**Stated goal**
List each line holding the string "seaborn".
** Start of Dataset extract **
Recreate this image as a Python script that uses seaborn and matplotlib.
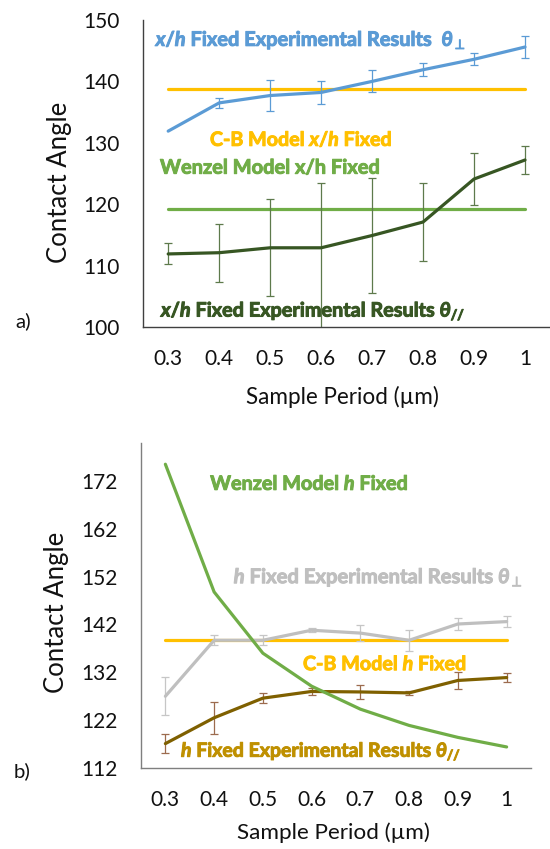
import numpy as np
import pandas as pd
import matplotlib
matplotlib.use("Agg")
import matplotlib.pyplot as plt
import matplotlib.patheffects as pe
import seaborn as sns

# ---------------- data ----------------
period = [0.3, 0.4, 0.5, 0.6, 0.7, 0.8, 0.9, 1.0]
xtick_labels = ["0.3", "0.4", "0.5", "0.6", "0.7", "0.8", "0.9", "1"]

# panel a) x/h fixed
a_perp = [131.9, 136.5, 137.7, 138.2, 140.0, 141.9, 143.6, 145.6]
a_perp_err = [np.nan, 0.8, 2.6, 1.9, 1.8, 1.05, 1.0, 1.8]
a_par = [111.9, 112.1, 112.9, 112.9, 114.9, 117.1, 124.1, 127.2]
a_par_err_low = [1.7, 4.7, 7.9, 13.5, 9.3, 6.35, 4.3, 2.3]
a_par_err_high = [1.7, 4.7, 7.9, 10.5, 9.3, 6.35, 4.3, 2.3]
a_cb = [138.8, 138.8, 138.8, 138.8, 138.8, 138.8, 138.8, 138.8]
a_wenzel = [119.2, 119.2, 119.2, 119.2, 119.2, 119.2, 119.2, 119.2]
a_yticks = [100, 110, 120, 130, 140, 150]

# panel b) h fixed
b_wenzel = [175.5, 148.8, 136.0, 129.1, 124.3, 120.9, 118.4, 116.4]
b_perp = [127.0, 138.7, 138.7, 140.8, 140.2, 138.7, 142.1, 142.6]
b_perp_err = [4.0, 1.0, 1.0, 0.4, 1.7, 2.2, 1.3, 1.1]
b_par = [117.1, 122.5, 126.6, 128.0, 127.9, 127.7, 130.3, 130.9]
b_par_err = [2.0, 3.3, 1.0, 0.8, 1.4, 0.35, 1.7, 0.9]
b_cb = [138.8, 138.8, 138.8, 138.8, 138.8, 138.8, 138.8, 138.8]
b_yticks = [112, 122, 132, 142, 152, 162, 172]

# ---------------- style ----------------
sns.set_theme(style="white")
plt.rcParams["font.family"] = ["Lato", "DejaVu Sans"]
plt.rcParams["mathtext.fontset"] = "custom"
plt.rcParams["mathtext.rm"] = "Lato:bold"
plt.rcParams["mathtext.bf"] = "Lato:bold"
plt.rcParams["mathtext.it"] = "Lato:italic:bold"
plt.rcParams["mathtext.fallback"] = "stixsans"

BLUE = "#5B9BD5"
YELLOW = "#FFC000"
GREEN = "#70AD47"
DKGREEN = "#375623"
DKGREEN_ERR = "#5E7A4C"
GRAY = "#BFBFBF"
GRAY_ERR = "#C6C6C6"
BROWN = "#7F6000"
BROWN_ERR = "#9C6B4E"
BROWN_TXT = "#BF9000"

W, H = 550, 849
fig = plt.figure(figsize=(W / 100, H / 100), dpi=100)

axA = fig.add_axes([142.7 / W, 1 - 327 / H, (550.5 - 142.7) / W, (327 - 20) / H])
axB = fig.add_axes([141 / W, 1 - 768 / H, (531 - 141) / W, (768 - 442.7) / H])

dfA = pd.DataFrame({"period": period, "perp": a_perp, "par": a_par,
                    "cb": a_cb, "wenzel": a_wenzel})
dfB = pd.DataFrame({"period": period, "perp": b_perp, "par": b_par,
                    "cb": b_cb, "wenzel": b_wenzel})

LW = 2.3
# ---- panel a
sns.lineplot(data=dfA, x="period", y="cb", ax=axA, color=YELLOW, lw=LW)
sns.lineplot(data=dfA, x="period", y="wenzel", ax=axA, color=GREEN, lw=LW)
axA.errorbar(period, a_perp, yerr=a_perp_err, fmt="none", ecolor=BLUE,
             elinewidth=0.9, capsize=2.6, capthick=0.9)
sns.lineplot(data=dfA, x="period", y="perp", ax=axA, color=BLUE, lw=LW)
axA.errorbar(period, a_par, yerr=[a_par_err_low, a_par_err_high], fmt="none",
             ecolor=DKGREEN_ERR, elinewidth=0.9, capsize=2.6, capthick=0.9)
sns.lineplot(data=dfA, x="period", y="par", ax=axA, color=DKGREEN, lw=LW)
axA.set_ylim(100, 150)
axA.set_yticks(a_yticks)

# ---- panel b
sns.lineplot(data=dfB, x="period", y="cb", ax=axB, color=YELLOW, lw=LW)
axB.errorbar(period, b_perp, yerr=b_perp_err, fmt="none", ecolor=GRAY_ERR,
             elinewidth=0.9, capsize=2.6, capthick=0.9)
sns.lineplot(data=dfB, x="period", y="perp", ax=axB, color=GRAY, lw=LW)
axB.errorbar(period, b_par, yerr=b_par_err, fmt="none", ecolor=BROWN_ERR,
             elinewidth=0.9, capsize=2.6, capthick=0.9)
sns.lineplot(data=dfB, x="period", y="par", ax=axB, color=BROWN, lw=LW)
sns.lineplot(data=dfB, x="period", y="wenzel", ax=axB, color=GREEN, lw=LW)
axB.set_ylim(112, 180)
axB.set_yticks(b_yticks)

for ax, sc in ((axA, "#404040"), (axB, "#7F7F7F")):
    ax.set_xlim(0.25, 1.05)
    ax.set_xticks(period)
    ax.set_xticklabels(xtick_labels)
    ax.set_xlabel("")
    ax.set_ylabel("")
    for s in ("top", "right"):
        ax.spines[s].set_visible(False)
    for s in ("left", "bottom"):
        ax.spines[s].set_color(sc)
        ax.spines[s].set_linewidth(1.0)
    ax.tick_params(axis="x", direction="in", length=4.5, width=0.9, color=sc,
                   pad=16, labelsize=15, labelcolor="#111111")
    ax.tick_params(axis="y", direction="out", length=5, width=0.9, color=sc,
                   pad=11.5, labelsize=15, labelcolor="#111111")
    ax.set_facecolor("none")
    for lbl in ax.get_xticklabels() + ax.get_yticklabels():
        lbl.set_family("Lato")

fits = []


def label(txt, x_px, y_px, w_px, color, weight="bold", ha="left", rot=0):
    t = fig.text(x_px / W, 1 - y_px / H, txt, color=color, ha=ha, va="center",
                 fontweight=weight, fontsize=14, rotation=rot)
    if weight == "bold":
        t.set_path_effects([pe.withStroke(linewidth=0.7, foreground=color)])
    fits.append((t, w_px, rot))
    return t


# panel a annotations
label(r"$\it{x/h}$ Fixed Experimental Results  $\theta_{\perp}$", 155.7, 40, 312, BLUE)
label(r"C-B Model $\it{x/h}$ Fixed", 210, 140, 183, YELLOW)
label("Wenzel Model x/h Fixed", 160, 167.7, 221, GREEN)
label(r"$\it{x/h}$ Fixed Experimental Results $\theta_{//}$", 161, 310.7, 306, DKGREEN)
label("a)", 15.8, 321.7, 15.8, "#111111", weight="normal")
label("Contact Angle", 59.8, 182.5, 161.7, "#111111", weight="normal", ha="center", rot=90)
label("Sample Period (µm)", 342, 396.7, 194, "#111111", weight="normal", ha="center")

# panel b annotations
label(r"Wenzel Model $\it{h}$ Fixed", 210.2, 484, 199, GREEN)
label(r"$\it{h}$ Fixed Experimental Results $\theta_{\perp}$", 233.7, 577.3, 290, GRAY)
label(r"C-B Model $\it{h}$ Fixed", 303, 664.3, 164.5, YELLOW)
label(r"$\it{h}$ Fixed Experimental Results $\theta_{//}$", 181, 751.7, 281, BROWN_TXT)
label("b)", 14, 771.7, 17, "#111111", weight="normal")
label("Contact Angle", 56.2, 612.5, 161.7, "#111111", weight="normal", ha="center", rot=90)
label("Sample Period (µm)", 333.5, 833, 193.5, "#111111", weight="normal", ha="center")

fig.canvas.draw()
renderer = fig.canvas.get_renderer()
for t, w, rot in fits:
    bb = t.get_window_extent(renderer)
    size = bb.height if rot == 90 else bb.width
    t.set_fontsize(t.get_fontsize() * w / size)

fig.savefig("out.png", dpi=100, facecolor="white")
** End of Dataset extract **
**Task answer**
Recreate this image as a Python script that uses seaborn and matplotlib.
import seaborn as sns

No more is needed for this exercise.